Ayer fuimos al teatro, algo que disfruto muchísimo. A la salida, cenamos en una parrillita de por ahí. Nos sentamos en una mesa de dos. En la de al lado nuestro estaba sentado un muchacho de unos veintipico. Solo y de espaldas a la puerta. A cada rato se daba vuelta para mirar, se ve que esperaba a alguien. Y miraba el reloj, y se daba vuelta y volvía a mirar el reloj. Después nos enteramos porqué, cuando se acercó el mozo para preguntarle si se había decidido. Dijo que esperaba a la novia. Y siguió dándose vuelta y mirando el reloj. Tan nerviosos eran sus movimientos, que terminó tirando la panera. Recogió uno por uno los panes que empezaron a rodar por el restaurante y una vez que se sentó, lo vimos llorar.

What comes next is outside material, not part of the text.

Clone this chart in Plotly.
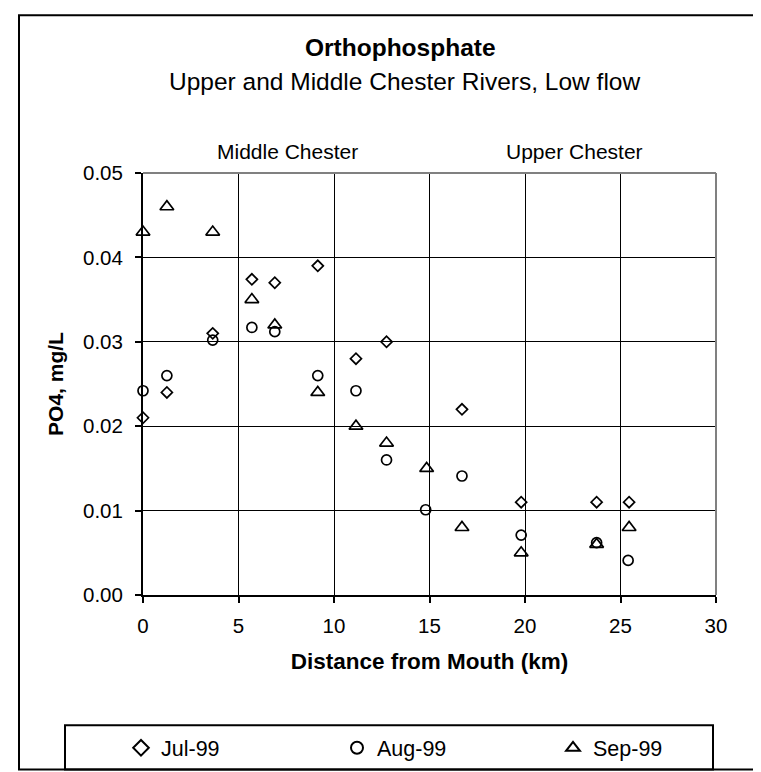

Nos costó empezar a hablarle pero finalmente le preguntamos si le pasaba algo. Quería sonreír pero no le salía. Y nos contó. Era su cumpleaños, venía desde La Plata y había dejado la reunión familiar para encontrarse con su novia que vivía por el centro y que lo había dejado plantado. Le ofrecimos nuestro celular para llamarla pero no recordaba el de ella. Y cuando le sugerí que tal vez pudo haberle pasado algo, me dijo que no era la primera vez que le hacía algo así.
Ensayé varios “entonces olvidala”, “no te merecés una chica así”, “comé algo así se te pasa la angustia”. Pero tratando de sonreir me explicaba lo evidente, que no podía. Terminó yéndose. Pero antes le preguntó al mozo si tenía que pagar algo por haber ocupado la mesa ese ratito.
Y uno se queda así, con la angustia de no saber cómo terminó la historia y la indignación de pensar que todavía queda gente como esa novia desalmada.